I'm learning that earlier bed times are a thing my body and spirit seem to really enjoy, but being your own best friend is hard at times and I don't always give my body what it wants and rarely what it needs(or what is best for it). I'm learning that I need to manage my emotions in a new ways, and not let them control my happiness and cloud my success - or lead to my failure.

This month I will be posting every day, some days it may be a full post of some variety or another, others perhaps merely an image or a quote or anything that I feel is applicable in any way shape or form.
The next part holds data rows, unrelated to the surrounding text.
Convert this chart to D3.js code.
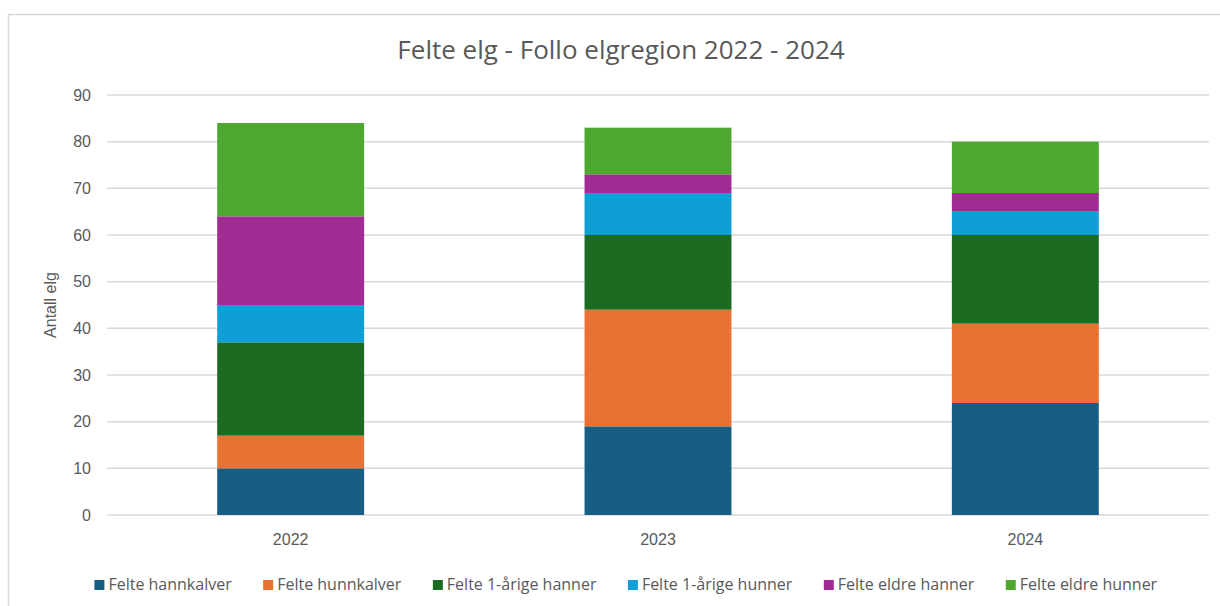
<!DOCTYPE html>
<html>
<head>
<meta charset="utf-8">
<script src="https://cdn.jsdelivr.net/npm/d3@7"></script>
<style>
  body { margin: 0; background: #fff; }
  #chart { width: 1220px; height: 606px; }
</style>
</head>
<body>
<div id="chart"></div>
<script>
var years = ["2022", "2023", "2024"];
var seriesNames = ["Felte hannkalver", "Felte hunnkalver", "Felte 1-årige hanner",
    "Felte 1-årige hunner", "Felte eldre hanner", "Felte eldre hunner"];
var hannkalver = [10, 19, 24];
var hunnkalver = [7, 25, 17];
var aarigeHanner = [20, 16, 19];
var aarigeHunner = [8, 9, 5];
var eldreHanner = [19, 4, 4];
var eldreHunner = [20, 10, 11];
var yTicks = [0, 10, 20, 30, 40, 50, 60, 70, 80, 90];
var colors = ["#175e82", "#e97132", "#1b6b23", "#0f9ed5", "#a02b93", "#4ea72e"];

var values = [hannkalver, hunnkalver, aarigeHanner, aarigeHunner, eldreHanner, eldreHunner];

const width = 1220, height = 606;
const margin = {left: 107, right: 11, top: 95, bottom: 91};

var svg = d3.select("#chart").append("svg")
    .attr("width", width)
    .attr("height", height);

// chart frame
svg.append("rect")
    .attr("x", 8.5).attr("y", 14.5)
    .attr("width", 1230).attr("height", 620)
    .attr("fill", "none")
    .attr("stroke", "#d9d9d9")
    .attr("stroke-width", 1.5);

svg.append("text")
    .attr("x", 621).attr("y", 59)
    .attr("text-anchor", "middle")
    .style("font-family", "'Open Sans', sans-serif")
    .style("font-size", "26px")
    .style("fill", "#595959")
    .text("Felte elg - Follo elgregion 2022 - 2024");

var x = d3.scaleBand()
    .domain(years)
    .range([margin.left, width - margin.right])
    .paddingInner(0.6)
    .paddingOuter(0.3);

var y = d3.scaleLinear()
    .domain([0, 90])
    .range([height - margin.bottom, margin.top]);

// gridlines
svg.append("g")
    .selectAll("line")
    .data(yTicks)
    .enter().append("line")
    .attr("x1", margin.left)
    .attr("x2", width - margin.right)
    .attr("y1", d => y(d))
    .attr("y2", d => y(d))
    .attr("stroke", "#d9d9d9")
    .attr("stroke-width", 1.5);

var yAxis = svg.append("g")
    .attr("transform", "translate(" + (margin.left - 16) + ",0)")
    .call(d3.axisLeft(y).tickValues(yTicks).tickSize(0).tickPadding(0));
yAxis.select(".domain").remove();
yAxis.selectAll("text")
    .style("font-family", "'Liberation Sans', Arial, sans-serif")
    .style("font-size", "16px")
    .style("fill", "#595959");

var xAxis = svg.append("g")
    .attr("transform", "translate(0," + y(0) + ")")
    .call(d3.axisBottom(x).tickSize(0).tickPadding(19));
xAxis.select(".domain").remove();
xAxis.selectAll("text")
    .style("font-family", "'Liberation Sans', Arial, sans-serif")
    .style("font-size", "16px")
    .style("fill", "#595959");

svg.append("text")
    .attr("transform", "translate(56," + y(45) + ") rotate(-90)")
    .attr("text-anchor", "middle")
    .style("font-family", "'Liberation Sans', Arial, sans-serif")
    .style("font-size", "16px")
    .style("fill", "#595959")
    .text("Antall elg");

// stacked bars
var table = years.map(function (yr, i) {
    var row = {year: yr};
    seriesNames.forEach(function (s, j) { row[s] = values[j][i]; });
    return row;
});
var stack = d3.stack().keys(seriesNames)(table);

svg.append("g")
    .selectAll("g")
    .data(stack)
    .enter().append("g")
    .attr("fill", (d, i) => colors[i])
    .selectAll("rect")
    .data(d => d)
    .enter().append("rect")
    .attr("x", d => x(d.data.year))
    .attr("width", x.bandwidth())
    .attr("y", d => y(d[1]))
    .attr("height", d => y(d[0]) - y(d[1]));

// legend
var legend = svg.append("g");
var items = legend.selectAll("g")
    .data(seriesNames)
    .enter().append("g");
items.append("rect")
    .attr("width", 10).attr("height", 10)
    .attr("y", -10)
    .attr("fill", (d, i) => colors[i]);
items.append("text")
    .attr("x", 14)
    .attr("y", 0)
    .style("font-family", "'Open Sans', sans-serif")
    .style("font-size", "16px")
    .style("fill", "#595959")
    .text(d => d);

var gap = 31;
var pos = 0;
items.each(function () {
    var w = this.getBBox().width;
    d3.select(this).attr("transform", "translate(" + pos + ",0)");
    pos += w + gap;
});
pos -= gap;
legend.attr("transform", "translate(" + (626 - pos / 2) + ",590)");
</script>
</body>
</html>
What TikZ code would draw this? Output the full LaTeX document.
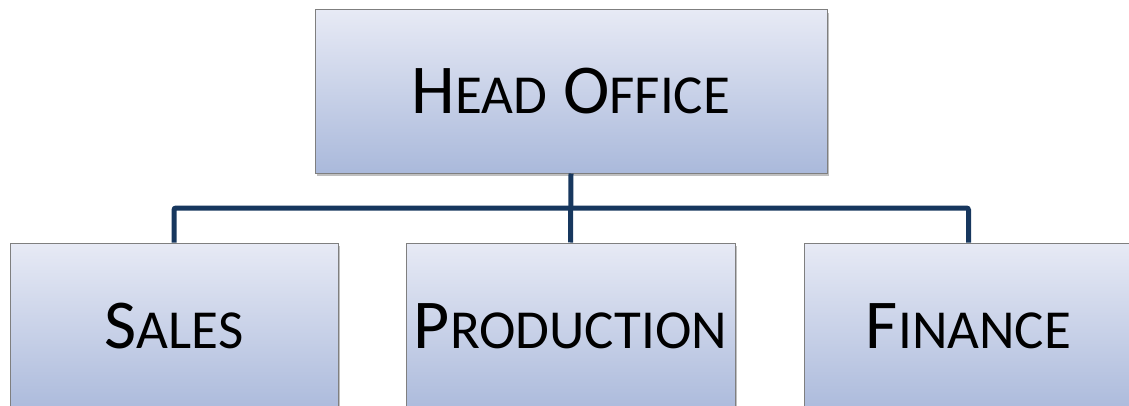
\documentclass[tikz,border=0pt]{standalone}
\usepackage{fontspec}
\setmainfont{Carlito}
\usetikzlibrary{shadows,calc}
\definecolor{boxtop}{HTML}{E7EAF5}
\definecolor{boxbot}{HTML}{AAB9DB}
\definecolor{boxline}{HTML}{7F7F7F}
\definecolor{conn}{HTML}{17375E}
\newcommand\fakesc[2]{#1{\fontsize{55}{60}\selectfont #2}}
\tikzset{
  orgbox/.style={draw=boxline, line width=1pt, top color=boxtop, bottom color=boxbot,
    minimum height=163pt, inner sep=0pt, font=\fontsize{70}{80}\selectfont,
    drop shadow={shadow xshift=1.5pt, shadow yshift=-3pt, opacity=0.25, fill=black}},
  lowbox/.style={orgbox, minimum height=172pt, text depth=0pt},
  link/.style={draw=conn, line width=5pt}
}
\begin{document}
\begin{tikzpicture}[x=1pt,y=1pt]
\useasboundingbox (0,0) rectangle (1129,405);
\node[orgbox, minimum width=512pt] (head) at (571,313.5) {\fakesc{H}{EAD} \fakesc{O}{FFICE}};
\node[lowbox, minimum width=328pt] (sales) at (174,76) {\raisebox{6pt}{\fakesc{S}{ALES}}};
\node[lowbox, minimum width=329pt] (prod) at (570.5,76) {\raisebox{6pt}{\fakesc{P}{RODUCTION}}};
\node[lowbox, minimum width=329pt] (fin) at (968.5,76) {\raisebox{6pt}{\fakesc{F}{INANCE}}};
\coordinate (bus) at ($(head.south)!0.5!(prod.north)$);
\draw[link] (head.south) -- (prod.north);
\draw[link, rounded corners=2pt] (sales.north) |- (bus) -| (fin.north);
\end{tikzpicture}
\end{document}
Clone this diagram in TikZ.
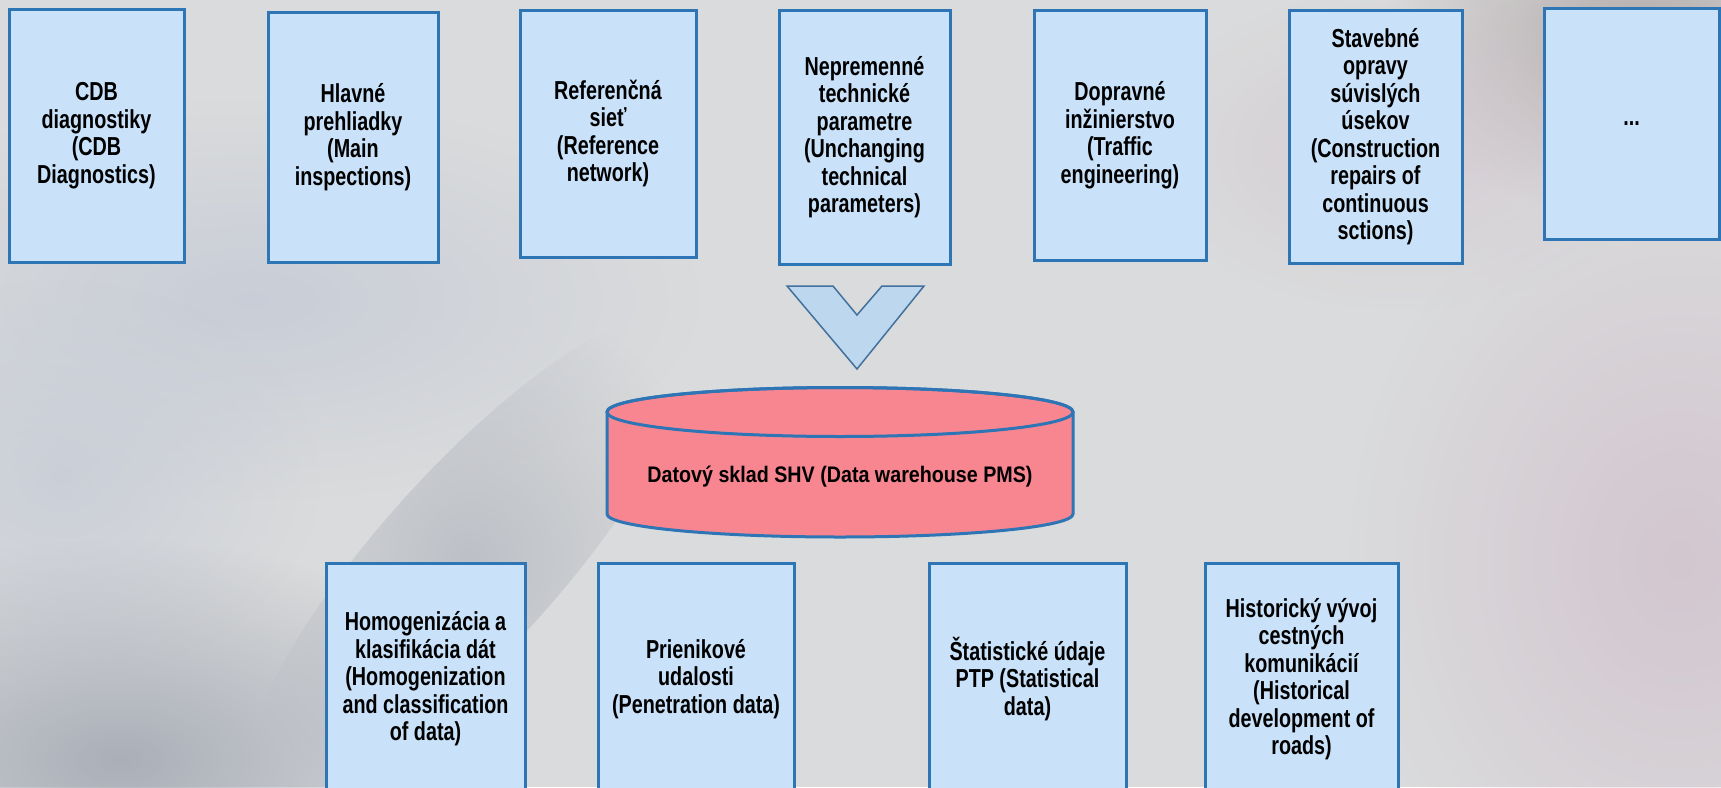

Here's to a February adventure. 

Saturday, February 1, 2014

and i will be

As a music student it can be so easy to be caught up with the little things that cloud up the days. There is always something new to be working towards, another person to impress, another personal battle to wage. Its not just a music student problem, its and everybody problem. It can be hard to look past all of the day to day trials that are thrown our way and see the bigger picture and appreciate the beauty of our tiny existence. 
I find my self becoming so overwhelmed that it becomes nearly impossible to take a step back and just let the air float in and out of my person. 
Second term has been off to a rocky start, just in the way where I let things mess with my brain that have absolutely no right to make me feel any less than the rock star I am(that is what I am in school for right? A degree in classical voice performance leads to rock and roll fame and fortune, does it not?). I am so blessed to be able to pursue an education in what I am most passionate about and to be surrounded by such supportive peers, mentors, family members, and friends. Whenever I get overwhelmed I just need to stop and think about that for a second. I'm learning about music, I am in school to learn more about music, I get to make music! Life is good and beauty is everywhere. 
I have to focus on the things that make me the happiest and let me shine the brightest.